- Nickname: Nawann Parva
- Genre: New grains harvesting festival in Mithila
- Frequency: annually
- Venue: Home of Maithils
- Location: Mithila region
- Countries: India and Nepal

= Lavan Paavain =

New grains harvesting festival in Mithila

Lavan Paavain (Maithili: लवाण पावैन) also called Nawann Parva is a special festival of the Mithila region in the Indian subcontinent that celebrates the harvest of new grains in the region. It is a nature praying festival and symbolises Grihasth tradition in the region. On this festival, chuda prepared from the rice obtained from the new paddy crop is offered as naivedya to deities in Hinduism Vishnu, Varuna and Agni. After the rituals and worship, everyone wishes for happiness and prosperity. Then, the members of the family eat dishes having chuda, curd, jaggery and pickle along with radish as prasad.

== Description ==
The festival is celebrated in the Hindu month of Agahan (usually December). The preparations for this festival begins more than a month in advance. On the day of the Ashwin Sankranti also known as Gabha Sankranti, the preparations for the festival begin by making 14 chipdi (cakes of dung). The chipdi are made by the unmarried girl of the house and kept in sunlight for drying. On the day of Navann Parva, these chipdi are used to lit sacred ritualistic fire in front of the family deity called Kuldevi or Kuldevta.

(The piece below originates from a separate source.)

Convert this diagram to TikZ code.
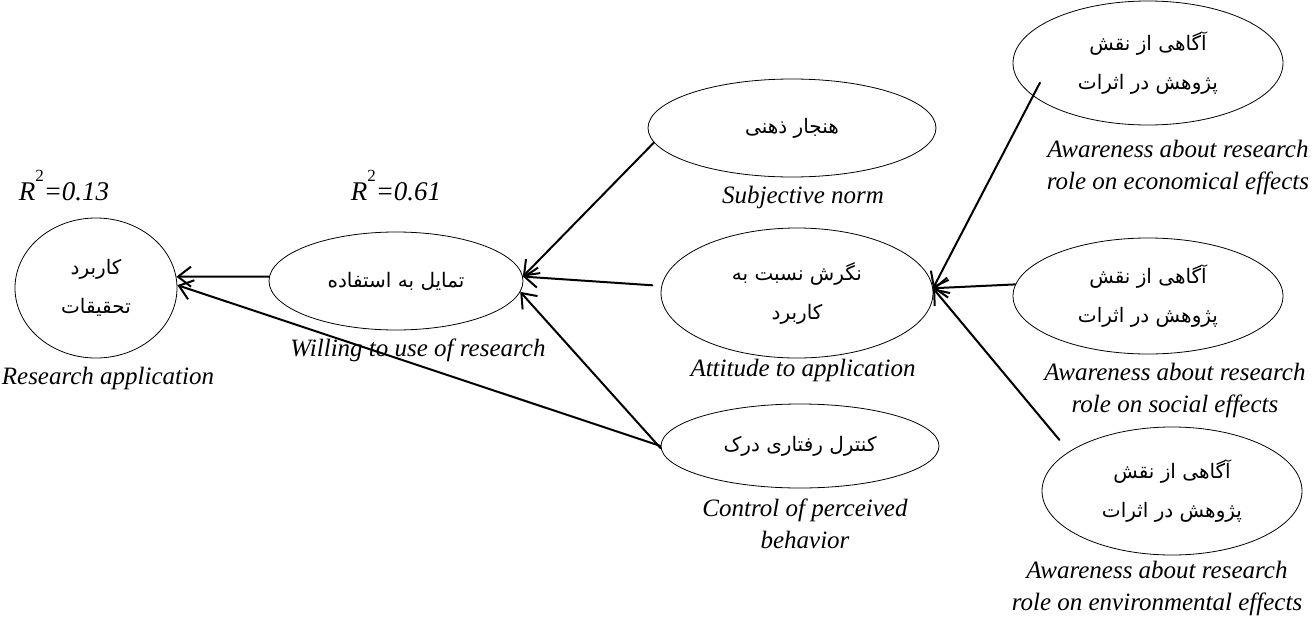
\documentclass[tikz,border=0pt]{standalone}
\usepackage{fontspec}
\setmainfont{Liberation Serif}
\newfontfamily\farsi[Script=Arabic]{DejaVu Sans}
\TeXXeTstate=1
\usetikzlibrary{shapes.geometric,arrows.meta}
\newcommand{\fatext}[1]{\beginR #1\endR}
\newcommand{\rsq}[1]{R\raisebox{.7em}{\fontsize{17}{17}\selectfont\upshape 2}=#1}
\begin{document}
\begin{tikzpicture}[x=1pt,y=-1pt,>={Straight Barb[length=13pt,width=20pt]}, line join=round, line cap=round,
	elp/.style={draw,ellipse,line width=.8pt,inner sep=0pt,align=center,font=\farsi\fontsize{20}{39}\selectfont},
	lbl/.style={align=center,font=\itshape\fontsize{25}{32}\selectfont},
	arr/.style={->,line width=2pt}]
	\useasboundingbox (0,0) rectangle (1312,616);
	% Ellipses
	\node[elp,minimum width=162pt,minimum height=140pt] (app) at (96,288) {\fatext{کاربرد}\\\fatext{تحقیقات}};
	\node[elp,minimum width=254pt,minimum height=98pt] (will) at (396,281) {\fatext{تمایل به استفاده}};
	\node[elp,minimum width=288pt,minimum height=98pt] (norm) at (792,128) {\fatext{هنجار ذهنی}};
	\node[elp,minimum width=272pt,minimum height=130pt] (att) at (797,293) {\fatext{نگرش نسبت به}\\\fatext{کاربرد}};
	\node[elp,minimum width=278pt,minimum height=84pt] (ctrl) at (800,446) {\fatext{کنترل رفتاری درک}};
	\node[elp,minimum width=270pt,minimum height=124pt] (eco) at (1148,63) {\fatext{آگاهی از نقش}\\\fatext{پژوهش در اثرات}};
	\node[elp,minimum width=270pt,minimum height=116pt] (soc) at (1148,296) {\fatext{آگاهی از نقش}\\\fatext{پژوهش در اثرات}};
	\node[elp,minimum width=260pt,minimum height=128pt] (env) at (1172,491) {\fatext{آگاهی از نقش}\\\fatext{پژوهش در اثرات}};
	% Labels
	\node[lbl,font=\itshape\fontsize{27}{32}\selectfont] (rapp) at (64,186) {\rsq{0.13}};
	\node[lbl,font=\itshape\fontsize{27}{32}\selectfont] (rwill) at (396,186) {\rsq{0.61}};
	\node[lbl] (lapp) at (108,378) {Research application};
	\node[lbl] (lwill) at (418,350) {Willing to use of research};
	\node[lbl] (lnorm) at (803,197) {Subjective norm};
	\node[lbl] (latt) at (803,370) {Attitude to application};
	\node[lbl] (lctrl) at (805,524) {Control of perceived\\behavior};
	\node[lbl] (leco) at (1178,167) {Awareness about research\\role on economical effects};
	\node[lbl] (lsoc) at (1175,390) {Awareness about research\\role on social effects};
	\node[lbl] (lenv) at (1157,588) {Awareness about research\\role on environmental effects};
	% Paths
	\draw[arr] (will.178) -- (app.8);
	\draw[arr] (ctrl.west) -- (app.2);
	\draw[arr] (norm.186) -- (will.2);
	\draw[arr,shorten <=9pt] (att.177) -- (will.2);
	\draw[arr] (ctrl.181) -- (will.-5);
	\draw[arr,shorten <=-15pt] (eco.196) -- (att.2);
	\draw[arr] (soc.175) -- (att.2);
	\draw[arr,shorten <=15pt] (env.159) -- (att.2);
\end{tikzpicture}
\end{document}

Early in the morning on the day of Navann Parva, a male member of the family goes to his farm and harvests some paddy. The paddy harvested from the farm field are kept in front of the Kuldevi or Kuldevta of the family. Then the women of the family prepare chuda from that paddy. After that sacred prasad is prepared from the chuda by mixing raw milk and jaggery, which all the members of the family offer to Lord Agni.